In 1964–1965, the Blue Bus lines negotiated with Rose City Transit Company on their possible acquisition by RCT, but the two parties were far apart on a price, and never reached an agreement. In 1965, the Blue Bus consortium argued against a request by RCT for city council permission to extend certain of its routes into areas southwest of Portland that were outside the city limits, in areas served by Tualatin Valley Buses. However, the city council approved the extensions, which among other places included service in the Hillsdale, Vermont Hills, Maplewood and Multnomah districts and to Lewis & Clark College. The following year, after the city council approved another expansion of RCT service into areas then served only by "blue bus" routes – this time including extension east of the city, to Hazelwood and adjacent suburbs, as well as additional extensions in the southwest – the consortium said it would file a lawsuit against RCT and the city, to try to stop the expansion. The case was heard in Multnomah County circuit court in December 1966, and in January the court ruled in favor of the city and RCT.

===Final years===
In its last years, the consortium's financial situation shifted sharply. As happened with Portland's Rose City Transit and transit systems in many other U.S. cities, the 1960s were a time in which the Blue Bus lines experienced declining patronage, as private car usage greatly expanded, while labor costs were rising. Their shrinking profits made it all the more difficult for them to afford to add service to newly developed suburban neighborhoods. Net annual operating revenue (excluding revenue from carriage of goods) of $47,000 in 1964 turned into a net loss of $118,000 in 1969. Some elected officials said that a public takeover of Portland-area transit was inevitable, in order to ensure that an acceptable level of service would be maintained.

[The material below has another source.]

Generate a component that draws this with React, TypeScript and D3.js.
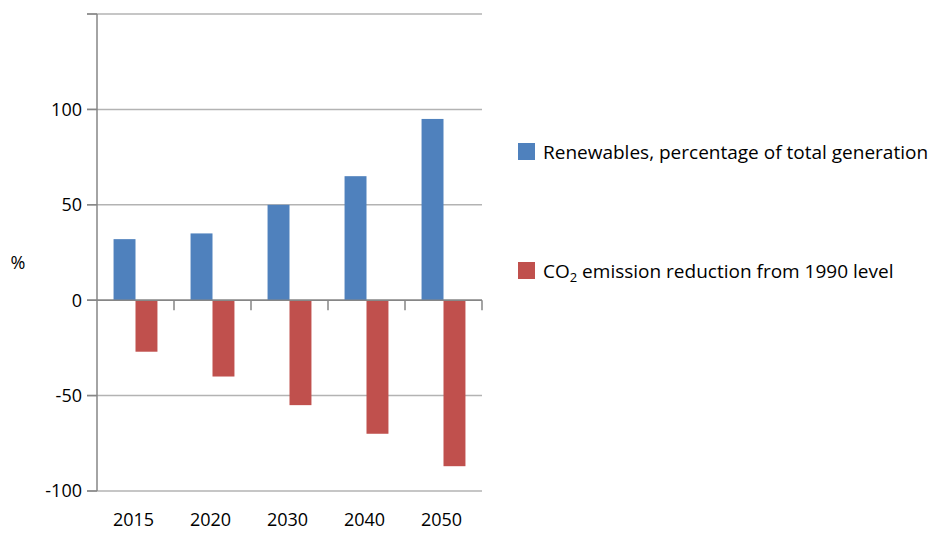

Following a period of intense disagreement between Rose City Transit and the Portland city council, and the threat of a strike and possible suspension of all service, the council took action in late 1969 which facilitated the takeover of the RCT system by Tri-Met on December 1 of that year.

===Takeover by Tri-Met===
Soon after the takeover of RCT, negotiations for Tri-Met to take over the Blue Bus lines began. The pace of negotiations was very slow, frustrating the Blue Bus owners, who, starting in January 1970, had been obliged to begin paying Tri-Met's 0.5% employer-payroll tax established to help finance creation of the new regional transit district. The drivers' union was also frustrated and called for a strike on July 1 if the process did not move more quickly, but later pushed back its strike deadline. The Blue Bus companies' owners wanted to sell to Tri-Met, but the two sides were far apart on price, the same situation as had existed during negotiations preceding the RCT takeover. In early August, both sides agreed to proceed with a takeover condemnation, under which process the final value for compensation to the sellers would be determined later by a court. Another delay followed, as Tri-Met waited for approval from the U.S. Department of Transportation, a "Letter of No Prejudice" assuring the agency that a takeover in this manner would not make Tri-Met ineligible for federal grants it was counting on, to help fund the acquisition; this delay again brought a strike very near. Federal approval was received on September 1, and later the same day Tri-Met announced that the takeover would proceed the following Sunday, September 6, 1970. Following a two-day period without service, to allow for relocating vehicles to Tri-Met's garage (and with most Blue Bus routes having had no service on Sundays and holidays, anyway), the first day of Tri-Met operation of the former Blue Bus service was the day after Labor Day, September 8, 1970.

At the time of the takeover by Tri-Met, average daily ridership on all Blue Bus service was only about 8,000. About 100 drivers and maintenance personnel were transferred to Tri-Met, along with 23 routes and 85 buses. With most of the Blue Lines' buses deemed by Tri-Met to be in very poor condition, the agency was already making plans to purchase 75 new buses as soon as possible.